Jair Bolsonaro está conduzindo seu plano para a exploração econômica de terras indígenas ao limite de um conflito institucional com o Congresso. Requisitada em caráter de urgência, a arbitragem do Supremo Tribunal Federal está prevista para ocorrer na sessão de amanhã.

Na segunda-feira ele argumentou em defesa da abertura das terras indígenas à exploração econômica, para expansão da agricultura, da mineração e do garimpo, entre outras atividades: "O Brasil vive de commodities. Daqui a pouco, o homem do campo vai perder a paciência e vai cuidar da vida dele. Vai vender a terra, aplicar (o dinheiro) aqui ou lá fora, e cuidar da vida dele. A gente vai viver do quê? O que nós temos aqui além de commodities?"

Ele parece empenhado em cumprir supostos compromissos que teria assumido durante a campanha eleitoral. São legítimos, passíveis de mudanças legais, mas o presidente precisa se manter nos limites da legalidade constitucional.

Depois de 28 anos na vida parlamentar, Bolsonaro não pode alegar desconhecimento da Constituição, cujo Capítulo VIII, sob o título "Dos Índios", reconhece os "direitos originários" dos indígenas sobre as terras que tradicionalmente ocupam e dá-lhes posse permanente, com "usufruto exclusivo" das riquezas. Determina à União a demarcação das terras, qualificando-as como "inalienáveis e indisponíveis", e fixando os direitos dos índios sobre elas como "imprescritíveis".

No entanto, Bolsonaro insiste em testar os limites institucionais, sob estímulo da ala mais radical do lobby ruralista, que influi em decisões do governo, mas não reúne votos suficientes para se impor dentro da bancada parlamentar setorial.

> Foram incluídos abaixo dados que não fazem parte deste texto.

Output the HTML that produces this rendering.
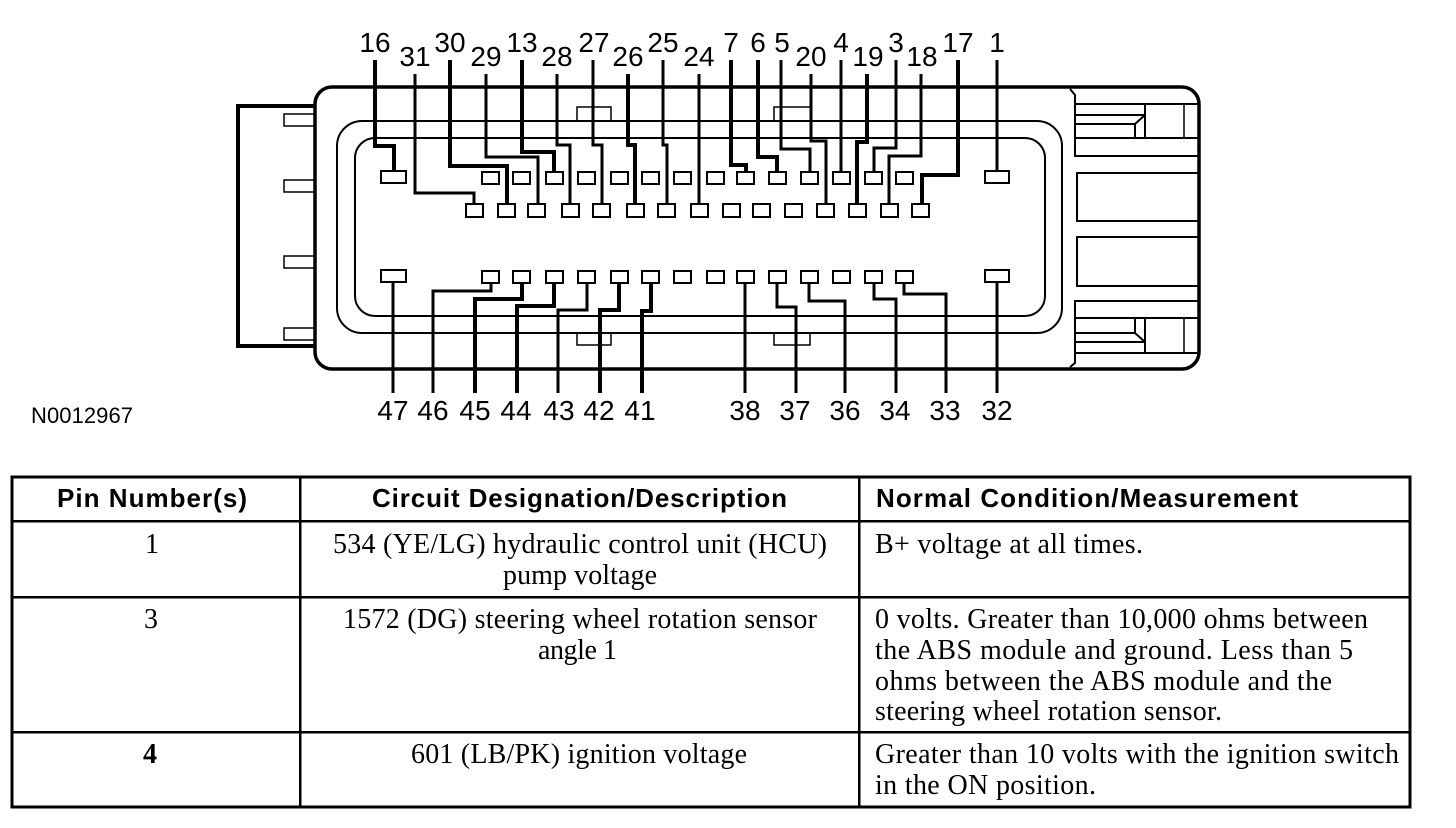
<!DOCTYPE html>
<html><head><meta charset="utf-8"><style>
html,body{margin:0;padding:0;background:#fff}
svg{display:block}
.l{fill:none;stroke:#000;stroke-width:3;shape-rendering:crispEdges}
.t{stroke-width:4}
.p{fill:none;stroke:#000;stroke-width:2;shape-rendering:crispEdges}
.s{fill:none;stroke:#000;stroke-width:1.5}
.m{fill:none;stroke:#000;stroke-width:2}
.b{fill:none;stroke:#000;stroke-width:3.5}
.n text{font:28px "Liberation Sans",sans-serif;text-anchor:middle;fill:#000}
.h{font:bold 26px "Liberation Sans",sans-serif;fill:#000}
.r{font:28px "Liberation Serif",serif;fill:#000}
</style></head><body>
<svg width="1456" height="828" viewBox="0 0 1456 828" xmlns="http://www.w3.org/2000/svg">
<path class="b" style="stroke-width:4" d="M315 106H238V346H315"/>
<path class="b" d="M315 104A17 17 0 0 1 332 87H1182A17 17 0 0 1 1199 104V352A17 17 0 0 1 1182 369H332A17 17 0 0 1 315 352Z"/>
<path class="s" d="M315 114H284V126H315M315 180H284V192H315M315 256H284V268H315M315 328H284V340H315"/>
<rect class="m" x="337" y="121" width="725" height="212" rx="25"/>
<rect class="m" x="355" y="138" width="690" height="178" rx="20"/>
<path class="s" d="M577 121V107H611V121M774 121V107H810M577 333V345H611V333M774 333V345H810V333"/>
<path class="m" d="M1070 89L1075 95V156H1199M1075 104H1199M1075 115H1145M1075 124H1135L1145 115M1135 124V138M1145 104V138M1075 138H1199"/>
<path class="s" d="M1184 104V138M1184 318V353"/>
<rect class="m" x="1077" y="173" width="122" height="48"/>
<rect class="m" x="1077" y="237" width="122" height="49"/>
<path class="m" d="M1199 301H1075V363L1070 367M1075 318H1199M1075 333H1135L1145 342M1075 342H1145M1075 353H1199M1135 318V333M1145 318V353"/>
<g class="p">
<rect x="381" y="171" width="25" height="12"/><rect x="985" y="171" width="24" height="12"/>
<rect x="381" y="270" width="25" height="12"/><rect x="985" y="270" width="24" height="12"/>
<rect x="482" y="172" width="17" height="12"/><rect x="513" y="172" width="17" height="12"/><rect x="546" y="172" width="17" height="12"/><rect x="578" y="172" width="17" height="12"/><rect x="611" y="172" width="17" height="12"/><rect x="642" y="172" width="17" height="12"/><rect x="674" y="172" width="17" height="12"/><rect x="707" y="172" width="17" height="12"/><rect x="737" y="172" width="17" height="12"/><rect x="769" y="172" width="17" height="12"/><rect x="801" y="172" width="17" height="12"/><rect x="833" y="172" width="17" height="12"/><rect x="865" y="172" width="17" height="12"/><rect x="896" y="172" width="17" height="12"/>
<rect x="466" y="204" width="17" height="13"/><rect x="498" y="204" width="17" height="13"/><rect x="528" y="204" width="17" height="13"/><rect x="562" y="204" width="17" height="13"/><rect x="593" y="204" width="17" height="13"/><rect x="627" y="204" width="17" height="13"/><rect x="658" y="204" width="17" height="13"/><rect x="691" y="204" width="17" height="13"/><rect x="723" y="204" width="17" height="13"/><rect x="753" y="204" width="17" height="13"/><rect x="785" y="204" width="17" height="13"/><rect x="817" y="204" width="17" height="13"/><rect x="849" y="204" width="17" height="13"/><rect x="881" y="204" width="17" height="13"/><rect x="912" y="204" width="17" height="13"/>
<rect x="482" y="271" width="17" height="12"/><rect x="513" y="271" width="17" height="12"/><rect x="546" y="271" width="17" height="12"/><rect x="578" y="271" width="17" height="12"/><rect x="611" y="271" width="17" height="12"/><rect x="642" y="271" width="17" height="12"/><rect x="674" y="271" width="17" height="12"/><rect x="707" y="271" width="17" height="12"/><rect x="737" y="271" width="17" height="12"/><rect x="769" y="271" width="17" height="12"/><rect x="801" y="271" width="17" height="12"/><rect x="833" y="271" width="17" height="12"/><rect x="865" y="271" width="17" height="12"/><rect x="896" y="271" width="17" height="12"/>
</g>
<path class="l t" d="M375 60V146H394V171"/>
<path class="l" d="M415 74V193H474V204"/>
<path class="l t" d="M450 60V166H507V204"/>
<path class="l" d="M486 74V157H538V204"/>
<path class="l t" d="M522 60V152H554V172"/>
<path class="l" d="M557 74V145H570V204"/>
<path class="l" d="M593 60V145H602V204"/>
<path class="l t" d="M628 74V145H635V204"/>
<path class="l" d="M663 60V145H667V204"/>
<path class="l" d="M699 74V204"/>
<path class="l t" d="M731 60V165H746V172"/>
<path class="l t" d="M758 60V157H777V172"/>
<path class="l" d="M781 60V149H810V172"/>
<path class="l" d="M811 74V141H826V204"/>
<path class="l" d="M841 60V172"/>
<path class="l t" d="M867 74V142H857V204"/>
<path class="l" d="M896 60V148H874V172"/>
<path class="l" d="M921 74V156H889V204"/>
<path class="l t" d="M958 60V175H922V204"/>
<path class="l" d="M997 60V171"/>
<path class="l" d="M393 282V393"/>
<path class="l" d="M433 393V291H491V283"/>
<path class="l t" d="M475 393V299H522V283"/>
<path class="l t" d="M517 393V306H554V283"/>
<path class="l" d="M558 393V310H587V283"/>
<path class="l t" d="M600 393V310H619V283"/>
<path class="l t" d="M642 393V311H651V283"/>
<path class="l" d="M745 283V393"/>
<path class="l" d="M796 393V307H777V283"/>
<path class="l" d="M845 393V301H809V283"/>
<path class="l" d="M896 393V299H874V283"/>
<path class="l" d="M946 393V294H904V283"/>
<path class="l" d="M997 282V393"/>
<g class="n">
<text x="375" y="52">16</text><text x="415" y="66">31</text><text x="450" y="52">30</text><text x="486" y="66">29</text><text x="522" y="52">13</text><text x="557" y="66">28</text><text x="594" y="52">27</text><text x="628" y="66">26</text><text x="663" y="52">25</text><text x="699" y="66">24</text><text x="731" y="52">7</text><text x="758" y="52">6</text><text x="782" y="52">5</text><text x="811" y="66">20</text><text x="841" y="52">4</text><text x="868" y="66">19</text><text x="896" y="52">3</text><text x="922" y="66">18</text><text x="958" y="52">17</text><text x="997" y="52">1</text>
<text x="393" y="420">47</text><text x="433" y="420">46</text><text x="475" y="420">45</text><text x="516" y="420">44</text><text x="559" y="420">43</text><text x="599" y="420">42</text><text x="640" y="420">41</text><text x="745" y="420">38</text><text x="795" y="420">37</text><text x="845" y="420">36</text><text x="895" y="420">34</text><text x="945" y="420">33</text><text x="997" y="420">32</text>
</g>
<text x="31" y="423" textLength="102" style="font:22px 'Liberation Sans',sans-serif">N0012967</text>
<rect x="12" y="477" width="1398" height="330" fill="none" stroke="#000" stroke-width="3" shape-rendering="crispEdges"/>
<path fill="none" stroke="#000" stroke-width="2.5" shape-rendering="crispEdges" d="M12 521H1410M12 597H1410M12 732H1410M300 477V807M859 477V807"/>
<text class="h" x="57" y="507" textLength="190">Pin Number(s)</text>
<text class="h" x="372" y="507" textLength="415">Circuit Designation/Description</text>
<text class="h" x="876" y="507" textLength="422">Normal Condition/Measurement</text>
<text class="r" x="145" y="553">1</text>
<text class="r" x="144" y="628">3</text>
<text class="r" x="143" y="763" style="font-weight:bold">4</text>
<text class="r" x="333" y="553" textLength="494">534 (YE/LG) hydraulic control unit (HCU)</text>
<text class="r" x="503" y="584" textLength="154">pump voltage</text>
<text class="r" x="343" y="628" textLength="474">1572 (DG) steering wheel rotation sensor</text>
<text class="r" x="538" y="659" textLength="79">angle 1</text>
<text class="r" x="411" y="763" textLength="336">601 (LB/PK) ignition voltage</text>
<text class="r" x="875" y="553" textLength="268">B+ voltage at all times.</text>
<text class="r" x="875" y="628" textLength="493">0 volts. Greater than 10,000 ohms between</text>
<text class="r" x="875" y="659" textLength="478">the ABS module and ground. Less than 5</text>
<text class="r" x="875" y="690" textLength="457">ohms between the ABS module and the</text>
<text class="r" x="875" y="720" textLength="347">steering wheel rotation sensor.</text>
<text class="r" x="875" y="763" textLength="524">Greater than 10 volts with the ignition switch</text>
<text class="r" x="875" y="794" textLength="221">in the ON position.</text>
</svg>
</body></html>
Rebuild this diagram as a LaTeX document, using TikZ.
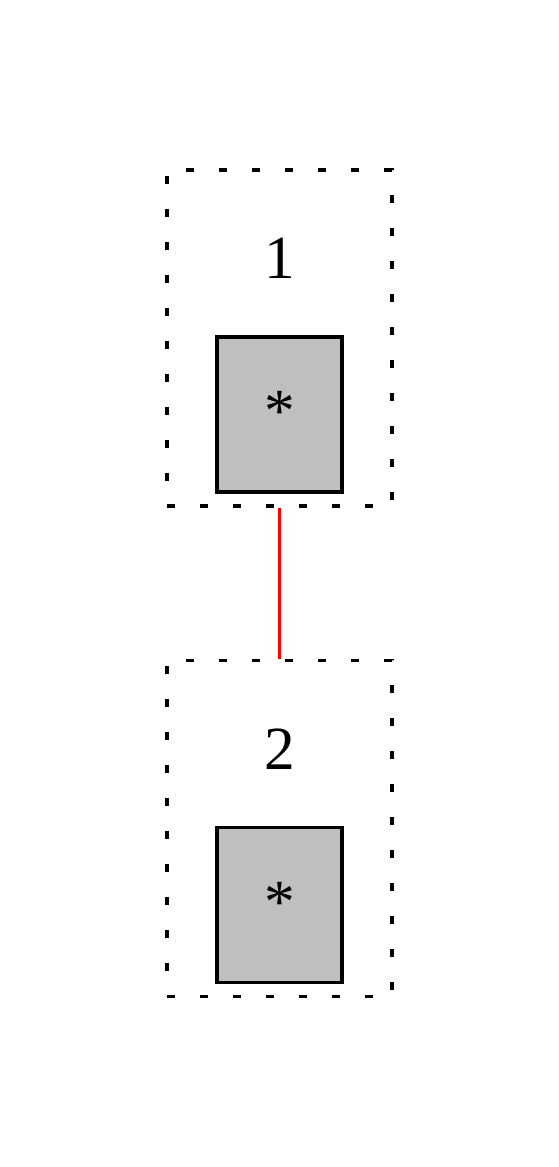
\documentclass[tikz,border=0pt]{standalone}
\usepackage{fontspec}
\setmainfont{Liberation Serif}
\usepackage{tikz}
\usetikzlibrary{positioning}

\begin{document}
\begin{tikzpicture}[-,
thin,
group/.style={draw, line width=2.6pt, dash pattern=on 6pt off 18.75pt, rectangle, minimum width=168.75pt, minimum height=252pt, inner sep=0pt},
cell/.style={draw, fill=lightgray, line width=2.6pt, rectangle, minimum width=93.75pt, minimum height=116.25pt, inner sep=0pt},
tag/.style={draw=none, fill=none, font=\fontsize{46}{52}\selectfont}]

\useasboundingbox (0pt,0pt) rectangle (419.25pt,875.25pt);

\node[group]			(g1) at (209.6pt,621.75pt)	{};
\node[cell, above=10.5pt of g1.south, anchor=south]	(c1)	{};
\node[tag]			(s1) at ([yshift=2pt]c1.center)	{*};
\node[tag]			(t1) at ([yshift=-67.5pt]g1.north)	{1};

\node[group]			(g2) at (209.6pt,253.9pt)	{};
\node[cell, above=10.5pt of g2.south, anchor=south]	(c2)	{};
\node[tag]			(s2) at ([yshift=2pt]c2.center)	{*};
\node[tag]			(t2) at ([yshift=-67.5pt]g2.north)	{2};

\path[-]
 (g1.south) edge[red, line width=2.6pt] (g2.north);

\end{tikzpicture}
\end{document}
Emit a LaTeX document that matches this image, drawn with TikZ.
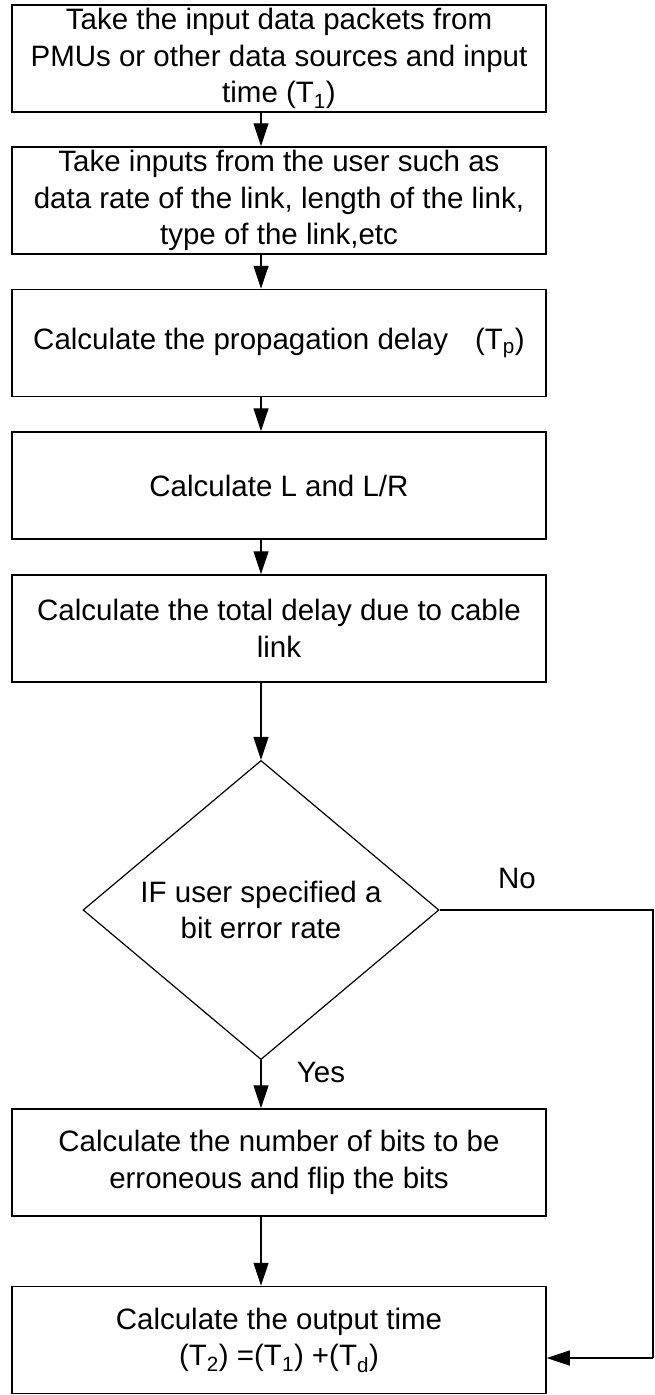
\documentclass[tikz,border=0pt]{standalone}
\usepackage{fontspec}
\setmainfont{Liberation Sans}
\usetikzlibrary{shapes.geometric,arrows.meta}
\newcommand{\flowfont}{\fontsize{29.5}{36.5}\selectfont}
\begin{document}
\begin{tikzpicture}[x=1pt,y=-1pt,
  proc/.style={draw, line width=1.5pt, minimum width=534pt, minimum height=107pt,
    align=center, inner sep=0pt, font=\flowfont},
  dec/.style={draw, line width=1.2pt, diamond, minimum width=356pt, minimum height=284pt,
    inner sep=0pt, align=center, font=\flowfont},
  lbl/.style={inner sep=0pt, font=\flowfont},
  arr/.style={line width=1.2pt, -{Triangle[length=23pt,width=15pt]}},
  con/.style={line width=1.2pt}]
\useasboundingbox (0,0) rectangle (654,1395);

\node[proc] (b1) at (279,58.5) {Take the input data packets from\\PMUs or other data sources and input\\time (T\textsubscript{1})};
\node[proc] (b2) at (279,200.5) {Take inputs from the user such as\\data rate of the link, length of the link,\\type of the link,etc};
\node[proc] (b3) at (279,343) {Calculate the propagation delay\hspace{27pt}(T\textsubscript{p})};
\node[proc] (b4) at (279,485.5) {Calculate L and L/R};
\node[proc] (b5) at (279,628.5) {Calculate the total delay due to cable\\link};
\node[dec] (d) at (261,910) {IF user specified a\\bit error rate};
\node[proc] (b6) at (279,1162.5) {Calculate the number of bits to be\\erroneous and flip the bits};
\node[proc] (b7) at (279,1340) {Calculate the output time\\(T\textsubscript{2}) =(T\textsubscript{1}) +(T\textsubscript{d})};

\node[lbl] (no) at (517,878) {No};
\node[lbl] (yes) at (321,1072) {Yes};

\coordinate (col) at (261,0);
\coordinate (ne) at (653,1358);

\draw[arr] (b1.south -| col) -- (b2.north -| col);
\draw[arr] (b2.south -| col) -- (b3.north -| col);
\draw[arr] (b3.south -| col) -- (b4.north -| col);
\draw[arr] (b4.south -| col) -- (b5.north -| col);
\draw[arr] (b5.south -| col) -- (d.north);
\draw[arr] (d.south) -- (b6.north -| col);
\draw[arr] (b6.south -| col) -- (b7.north -| col);
\draw[con] (d.east) -| (ne);
\draw[arr] (ne) -- (ne -| b7.east);
\end{tikzpicture}
\end{document}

Já no primeiro dia de governo, transferiu a demarcação e registro de terras indígenas, assim como a Funai, para o Ministério da Agricultura. Fez isso numa Medida Provisória (no 870), que reestruturou ministérios. Em maio, o Congresso aprovou a MP, mas repôs a atividade de demarcação na Funai e devolveu-a ao Ministério da Justiça, onde estava. Insatisfeito, dias depois Bolsonaro editou outra Medida Provisória (no 886), desfazendo a decisão do Congresso.

A oposição judicializou o conflito. O ministro do STF Luís Roberto Barroso suspendeu o ato de Bolsonaro, liminarmente, lembrando a expressa proibição constitucional de reedição de normas vencidas no Congresso na mesma sessão legislativa. E pediu urgência no julgamento .

O caso mostra que não basta a vontade presidencial. Mudanças sempre são possíveis, mas é preciso respeitar a Constituição.